This latest entry in the Jeff Trask thriller series finds the federal prosecutor chasing a killer who targets police officers.
Trask, senior litigation counsel for the U.S. Attorney’s Office in Washington, D.C., is known for his investigative work. When homicide Detective Dixon Carter calls the attorney to a murder scene at the Lincoln Memorial, Trask witnesses the aftermath of Officer Jackie Turner’s brutal death. Subsequent murder victims are cops as well, leading Trask to surmise racially motivated crimes against police, though Turner’s missing gun initially links just two killings. Fearing a “race war,” Trask chooses as his assistant Valerie Fuentes, a competent lawyer but also a levelheaded black woman, to sit at the prosecutor’s table for a probable racially driven trial.
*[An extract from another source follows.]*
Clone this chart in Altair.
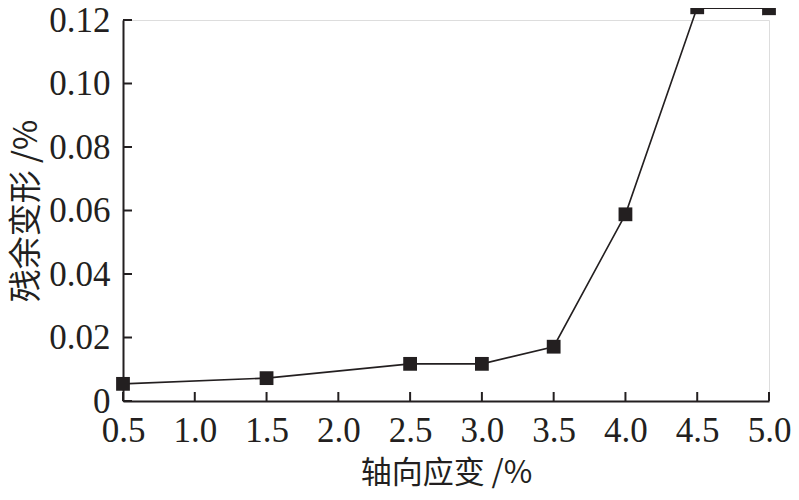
import altair as alt
import pandas as pd

strain = [0.5, 1.5, 2.5, 3.0, 3.5, 4.0, 4.5, 5.0]
residual = [0.0054, 0.0072, 0.0117, 0.0117, 0.0171, 0.0588, 0.1240, 0.1237]
x_ticks = [0.5, 1.0, 1.5, 2.0, 2.5, 3.0, 3.5, 4.0, 4.5, 5.0]
y_ticks = [0.0, 0.02, 0.04, 0.06, 0.08, 0.10, 0.12]

df = pd.DataFrame({"x": strain, "y": residual})
xt = pd.DataFrame({"t": x_ticks})
yt = pd.DataFrame({"t": y_ticks})

INK = "#231f20"
FONT = "Liberation Serif, Noto Sans CJK SC"
W, H = 646, 381

xscale = alt.Scale(domain=[0.5, 5.0], nice=False, zero=False)
yscale = alt.Scale(domain=[0, 0.12], nice=False)

xaxis = alt.Axis(values=x_ticks, format=".1f", tickSize=0, domainColor=INK, domainWidth=2,
                 labelFont=FONT, labelFontSize=35, labelColor=INK, labelPadding=12,
                 labelFlush=False, grid=False,
                 title="轴向应变 /%", titleFont="Noto Sans CJK SC", titleFontSize=31,
                 titleFontWeight="normal", titleColor=INK, titlePadding=10)
yaxis = alt.Axis(values=y_ticks, labelExpr="datum.value == 0 ? '0' : format(datum.value, '.2f')",
                 tickSize=0, domainColor=INK, domainWidth=2,
                 labelFont=FONT, labelFontSize=35, labelColor=INK, labelPadding=13,
                 labelFlush=False, grid=False,
                 title="残余变形 /%", titleFont="Noto Sans CJK SC", titleFontSize=33,
                 titleFontWeight="normal", titleColor=INK, titlePadding=5)

line = alt.Chart(df).mark_line(color=INK, strokeWidth=1.6, clip=False).encode(
    x=alt.X("x:Q", scale=xscale, axis=xaxis),
    y=alt.Y("y:Q", scale=yscale, axis=yaxis),
)
pts = alt.Chart(df).mark_point(shape="square", filled=True, size=190, color=INK, opacity=1, clip=False).encode(
    x=alt.X("x:Q", scale=xscale),
    y=alt.Y("y:Q", scale=yscale),
)
xtick = alt.Chart(xt).mark_rule(color=INK, strokeWidth=2).encode(
    x=alt.X("t:Q", scale=xscale),
    y=alt.value(H),
    y2=alt.value(H - 9),
)
ytick = alt.Chart(yt).mark_rule(color=INK, strokeWidth=2).encode(
    y=alt.Y("t:Q", scale=yscale),
    x=alt.value(0),
    x2=alt.value(9),
)

chart = alt.layer(xtick, ytick, line, pts).properties(
    width=W, height=H,
    autosize=alt.AutoSizeParams(type="none"),
    padding={"left": 115, "top": 12, "right": 22, "bottom": 91},
).configure_view(stroke=None).configure(background="white")

chart.save("out.html", embed_options={"renderer": "svg", "actions": False})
The sole lead on the murders, however, is surveillance video showing Turner’s killer, whose only notable physical trait is his colossal size. The murders unfortunately continue, including someone Trask knows, while the attorney, Carter, and others wind up in a blistering gunfight with armed assailants that not everyone comes out of alive. This attack produces an injured baddie with possible answers to the assassinations that now seem to be political as much as racial. Trask, reassigned to the Joint Terrorism Task Force, searches for the culprit spearheading the murders and unearths a bigger, deadlier plan. The recurring protagonist has gradually become more a man of action than one of legal arguments, and by this fourth series installment, he’s rarely in the courtroom. Readers won’t mind, though, especially by the riveting final act, which delivers plenty of action. There’s an early reveal of bad guys and, essentially, a motive, but each new murder is generally a surprise. Rainer (Death’s White Horses, 2014, etc.) handles the race issue with prudence: Trask says his piece regarding, for example, the Black Lives Matter movement, but Fuentes counters with her own opinion. It gets perhaps a bit excessive when Trask and others have to attend a diversity seminar, with the attorney reiterating his stance when the tale’s already made it abundantly clear. On the upside, plenty of back story on the villains makes them both intriguing and intimidating.
The lawyer-hero remains, as always, resolute and razor sharp, even when using his gun more than his legal brain.